Once your couch sores heal and you undergo a very specific form of liposuction to remove queso from the arteries nearest your heart, I hope you'll realize what you experienced the past 48 hours:
The best weekend in American sports.
The NFL playoffs provided drama (the 49ers improbably coming back to beat the Saints), upsets (the 49ers and Giants winning to advance to an improbable NFC Championship Game), emotion (49ers tight end Vernon Davis crying as he hugged his coach), story lines (the quarterback who fathered a child out of wedlock, Tom Brady, beating the quarterback who claims he's a virgin, Tim Tebow), local story lines (Matt Birk advancing to another title game) and two days that gave us all an excuse to sit inside by the fireplace pretending we'd really rather be at the gym.
You might choose another of my top 10 sports weekends ... or you might be a hockey fan.
1. NFL divisional playoffs: Four big games over two days with no overlap and the promise of real upsets. Since 1998 only one defending Super Bowl champ has made it past the divisional round.
2. The Masters: Saturday is moving day, Sunday is either rapid-cut drama or a long coronation in the most beautiful landlocked space on earth.
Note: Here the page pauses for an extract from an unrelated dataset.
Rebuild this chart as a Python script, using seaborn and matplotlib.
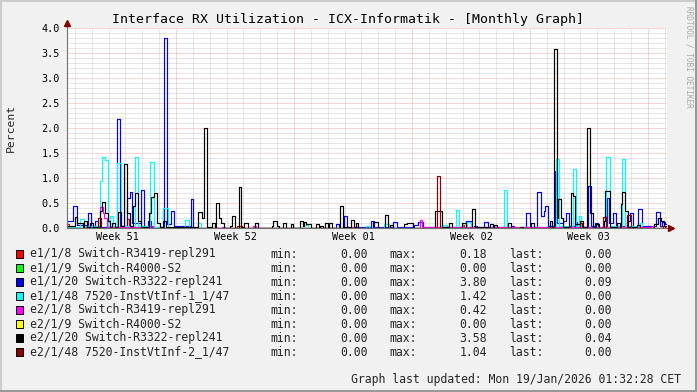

The Masters on CBS is sport as art.
3. World Series weekends: The NFL and Major League Baseball are our two most popular sports. When they converge on fall weekends, with the NFL staging games at noon and 3 and the baseball playoffs or Series filling the night, we have our longest good sports days of the year.
4. Sweet 16: You may argue that the Final Four is more important than the Sweet 16 round of the NCAA tournament, but the Final Four can be anticlimactic, and the championship game isn't played until Monday night. The Sweet 16 gives us overlapping, channel-flipping drama, and sometimes the best story of the tournament isn't which power school wins, but which underdog makes a run.